▼
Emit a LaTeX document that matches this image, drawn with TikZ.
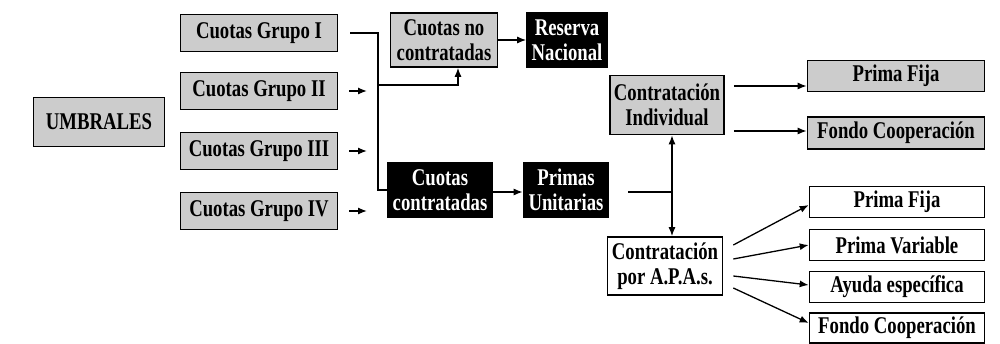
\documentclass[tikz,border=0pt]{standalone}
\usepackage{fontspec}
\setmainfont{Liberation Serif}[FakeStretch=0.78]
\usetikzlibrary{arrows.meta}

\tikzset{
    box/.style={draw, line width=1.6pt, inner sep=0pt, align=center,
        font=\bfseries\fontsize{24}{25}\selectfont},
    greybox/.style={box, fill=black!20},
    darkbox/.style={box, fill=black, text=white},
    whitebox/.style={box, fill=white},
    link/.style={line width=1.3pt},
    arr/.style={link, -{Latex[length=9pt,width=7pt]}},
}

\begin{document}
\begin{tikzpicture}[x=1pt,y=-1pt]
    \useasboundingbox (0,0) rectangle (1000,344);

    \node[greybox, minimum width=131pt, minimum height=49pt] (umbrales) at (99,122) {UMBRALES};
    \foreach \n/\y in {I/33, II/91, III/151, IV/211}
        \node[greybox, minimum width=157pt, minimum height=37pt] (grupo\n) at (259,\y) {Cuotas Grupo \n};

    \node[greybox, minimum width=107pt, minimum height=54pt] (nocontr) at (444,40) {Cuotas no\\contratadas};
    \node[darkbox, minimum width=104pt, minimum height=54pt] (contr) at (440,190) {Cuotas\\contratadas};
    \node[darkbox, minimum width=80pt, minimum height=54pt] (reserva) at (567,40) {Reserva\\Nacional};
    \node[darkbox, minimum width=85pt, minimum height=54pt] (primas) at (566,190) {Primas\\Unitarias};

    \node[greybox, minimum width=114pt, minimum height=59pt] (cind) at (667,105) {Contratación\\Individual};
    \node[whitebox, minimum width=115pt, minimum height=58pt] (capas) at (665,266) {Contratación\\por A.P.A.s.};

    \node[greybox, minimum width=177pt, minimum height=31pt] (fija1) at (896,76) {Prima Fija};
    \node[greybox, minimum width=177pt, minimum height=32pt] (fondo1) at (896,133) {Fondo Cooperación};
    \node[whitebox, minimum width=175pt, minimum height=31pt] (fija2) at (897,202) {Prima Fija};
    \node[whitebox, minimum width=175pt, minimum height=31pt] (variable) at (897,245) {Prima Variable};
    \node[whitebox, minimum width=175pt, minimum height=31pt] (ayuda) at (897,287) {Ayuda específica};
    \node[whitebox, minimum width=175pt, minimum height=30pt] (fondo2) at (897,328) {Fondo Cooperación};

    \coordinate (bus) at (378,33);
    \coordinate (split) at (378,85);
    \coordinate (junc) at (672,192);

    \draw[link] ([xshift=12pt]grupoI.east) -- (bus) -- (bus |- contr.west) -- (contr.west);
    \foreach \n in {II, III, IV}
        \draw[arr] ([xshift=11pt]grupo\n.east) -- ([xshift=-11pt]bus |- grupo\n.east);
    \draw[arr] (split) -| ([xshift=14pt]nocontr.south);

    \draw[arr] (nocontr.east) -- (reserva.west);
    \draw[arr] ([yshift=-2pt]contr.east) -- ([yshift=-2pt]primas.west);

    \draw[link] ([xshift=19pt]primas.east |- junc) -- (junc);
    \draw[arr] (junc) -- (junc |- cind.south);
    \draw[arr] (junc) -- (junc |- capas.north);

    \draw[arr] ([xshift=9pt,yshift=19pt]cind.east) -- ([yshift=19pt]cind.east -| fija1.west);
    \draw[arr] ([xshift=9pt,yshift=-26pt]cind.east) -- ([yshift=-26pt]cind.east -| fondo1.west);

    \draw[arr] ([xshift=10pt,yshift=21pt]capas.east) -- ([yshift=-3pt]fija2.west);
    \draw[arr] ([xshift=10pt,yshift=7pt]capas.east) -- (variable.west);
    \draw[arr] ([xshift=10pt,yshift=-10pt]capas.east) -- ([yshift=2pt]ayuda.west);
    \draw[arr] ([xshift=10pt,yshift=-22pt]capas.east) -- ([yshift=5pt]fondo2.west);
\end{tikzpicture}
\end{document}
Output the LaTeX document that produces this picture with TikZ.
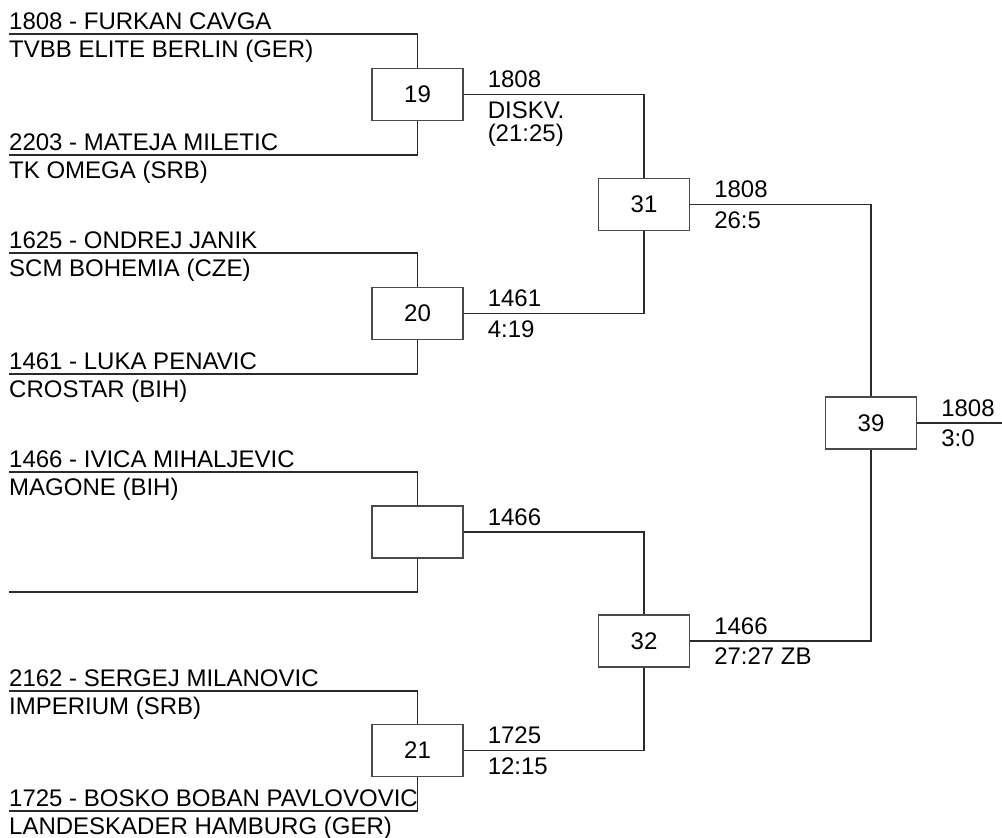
▲
• **Exercise requirements**: Could you repeat all of the material exactly? Pictures should not be copied.

• **Answer to this exercise**:
Emit a LaTeX document that matches this image, drawn with TikZ.
\documentclass[tikz,border=0pt]{standalone}
\usepackage{fontspec}
\setmainfont{Liberation Serif}[FakeStretch=0.78]
\usetikzlibrary{arrows.meta}

\tikzset{
    box/.style={draw, line width=1.6pt, inner sep=0pt, align=center,
        font=\bfseries\fontsize{24}{25}\selectfont},
    greybox/.style={box, fill=black!20},
    darkbox/.style={box, fill=black, text=white},
    whitebox/.style={box, fill=white},
    link/.style={line width=1.3pt},
    arr/.style={link, -{Latex[length=9pt,width=7pt]}},
}

\begin{document}
\begin{tikzpicture}[x=1pt,y=-1pt]
    \useasboundingbox (0,0) rectangle (1000,344);

    \node[greybox, minimum width=131pt, minimum height=49pt] (umbrales) at (99,122) {UMBRALES};
    \foreach \n/\y in {I/33, II/91, III/151, IV/211}
        \node[greybox, minimum width=157pt, minimum height=37pt] (grupo\n) at (259,\y) {Cuotas Grupo \n};

    \node[greybox, minimum width=107pt, minimum height=54pt] (nocontr) at (444,40) {Cuotas no\\contratadas};
    \node[darkbox, minimum width=104pt, minimum height=54pt] (contr) at (440,190) {Cuotas\\contratadas};
    \node[darkbox, minimum width=80pt, minimum height=54pt] (reserva) at (567,40) {Reserva\\Nacional};
    \node[darkbox, minimum width=85pt, minimum height=54pt] (primas) at (566,190) {Primas\\Unitarias};

    \node[greybox, minimum width=114pt, minimum height=59pt] (cind) at (667,105) {Contratación\\Individual};
    \node[whitebox, minimum width=115pt, minimum height=58pt] (capas) at (665,266) {Contratación\\por A.P.A.s.};

    \node[greybox, minimum width=177pt, minimum height=31pt] (fija1) at (896,76) {Prima Fija};
    \node[greybox, minimum width=177pt, minimum height=32pt] (fondo1) at (896,133) {Fondo Cooperación};
    \node[whitebox, minimum width=175pt, minimum height=31pt] (fija2) at (897,202) {Prima Fija};
    \node[whitebox, minimum width=175pt, minimum height=31pt] (variable) at (897,245) {Prima Variable};
    \node[whitebox, minimum width=175pt, minimum height=31pt] (ayuda) at (897,287) {Ayuda específica};
    \node[whitebox, minimum width=175pt, minimum height=30pt] (fondo2) at (897,328) {Fondo Cooperación};

    \coordinate (bus) at (378,33);
    \coordinate (split) at (378,85);
    \coordinate (junc) at (672,192);

    \draw[link] ([xshift=12pt]grupoI.east) -- (bus) -- (bus |- contr.west) -- (contr.west);
    \foreach \n in {II, III, IV}
        \draw[arr] ([xshift=11pt]grupo\n.east) -- ([xshift=-11pt]bus |- grupo\n.east);
    \draw[arr] (split) -| ([xshift=14pt]nocontr.south);

    \draw[arr] (nocontr.east) -- (reserva.west);
    \draw[arr] ([yshift=-2pt]contr.east) -- ([yshift=-2pt]primas.west);

    \draw[link] ([xshift=19pt]primas.east |- junc) -- (junc);
    \draw[arr] (junc) -- (junc |- cind.south);
    \draw[arr] (junc) -- (junc |- capas.north);

    \draw[arr] ([xshift=9pt,yshift=19pt]cind.east) -- ([yshift=19pt]cind.east -| fija1.west);
    \draw[arr] ([xshift=9pt,yshift=-26pt]cind.east) -- ([yshift=-26pt]cind.east -| fondo1.west);

    \draw[arr] ([xshift=10pt,yshift=21pt]capas.east) -- ([yshift=-3pt]fija2.west);
    \draw[arr] ([xshift=10pt,yshift=7pt]capas.east) -- (variable.west);
    \draw[arr] ([xshift=10pt,yshift=-10pt]capas.east) -- ([yshift=2pt]ayuda.west);
    \draw[arr] ([xshift=10pt,yshift=-22pt]capas.east) -- ([yshift=5pt]fondo2.west);
\end{tikzpicture}
\end{document}
Output the LaTeX document that produces this picture with TikZ.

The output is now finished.